■ WHAT TO PRODUCE ■
Exactly as written, retype the listing below, omitting the pictures.

■ COLLECTED MATERIAL ■
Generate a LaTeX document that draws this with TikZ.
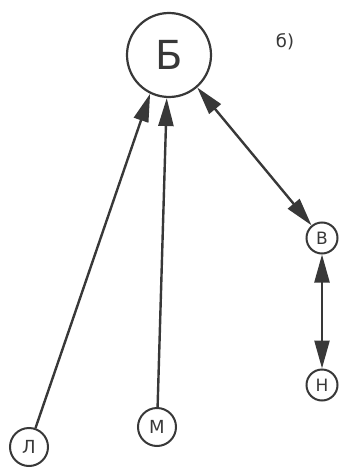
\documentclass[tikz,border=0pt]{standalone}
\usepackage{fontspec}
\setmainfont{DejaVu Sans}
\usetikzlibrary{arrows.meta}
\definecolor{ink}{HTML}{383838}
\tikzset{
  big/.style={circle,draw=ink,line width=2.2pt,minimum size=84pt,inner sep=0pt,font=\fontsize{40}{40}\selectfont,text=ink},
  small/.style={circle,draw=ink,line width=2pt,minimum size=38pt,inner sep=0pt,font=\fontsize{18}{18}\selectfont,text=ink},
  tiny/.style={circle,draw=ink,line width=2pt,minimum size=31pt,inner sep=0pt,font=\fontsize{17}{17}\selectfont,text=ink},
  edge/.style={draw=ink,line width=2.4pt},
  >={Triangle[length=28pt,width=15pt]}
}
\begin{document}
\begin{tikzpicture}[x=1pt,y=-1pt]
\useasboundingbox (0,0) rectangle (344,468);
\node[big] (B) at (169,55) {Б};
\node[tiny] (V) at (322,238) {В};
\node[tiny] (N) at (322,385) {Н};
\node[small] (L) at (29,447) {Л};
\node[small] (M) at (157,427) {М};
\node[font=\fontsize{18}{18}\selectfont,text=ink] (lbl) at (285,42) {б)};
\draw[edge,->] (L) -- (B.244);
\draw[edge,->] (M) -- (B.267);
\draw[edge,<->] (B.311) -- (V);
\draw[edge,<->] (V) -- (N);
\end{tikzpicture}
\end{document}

■ FULL SOLUTION ■
Generate a LaTeX document that draws this with TikZ.
\documentclass[tikz,border=0pt]{standalone}
\usepackage{fontspec}
\setmainfont{DejaVu Sans}
\usetikzlibrary{arrows.meta}
\definecolor{ink}{HTML}{383838}
\tikzset{
  big/.style={circle,draw=ink,line width=2.2pt,minimum size=84pt,inner sep=0pt,font=\fontsize{40}{40}\selectfont,text=ink},
  small/.style={circle,draw=ink,line width=2pt,minimum size=38pt,inner sep=0pt,font=\fontsize{18}{18}\selectfont,text=ink},
  tiny/.style={circle,draw=ink,line width=2pt,minimum size=31pt,inner sep=0pt,font=\fontsize{17}{17}\selectfont,text=ink},
  edge/.style={draw=ink,line width=2.4pt},
  >={Triangle[length=28pt,width=15pt]}
}
\begin{document}
\begin{tikzpicture}[x=1pt,y=-1pt]
\useasboundingbox (0,0) rectangle (344,468);
\node[big] (B) at (169,55) {Б};
\node[tiny] (V) at (322,238) {В};
\node[tiny] (N) at (322,385) {Н};
\node[small] (L) at (29,447) {Л};
\node[small] (M) at (157,427) {М};
\node[font=\fontsize{18}{18}\selectfont,text=ink] (lbl) at (285,42) {б)};
\draw[edge,->] (L) -- (B.244);
\draw[edge,->] (M) -- (B.267);
\draw[edge,<->] (B.311) -- (V);
\draw[edge,<->] (V) -- (N);
\end{tikzpicture}
\end{document}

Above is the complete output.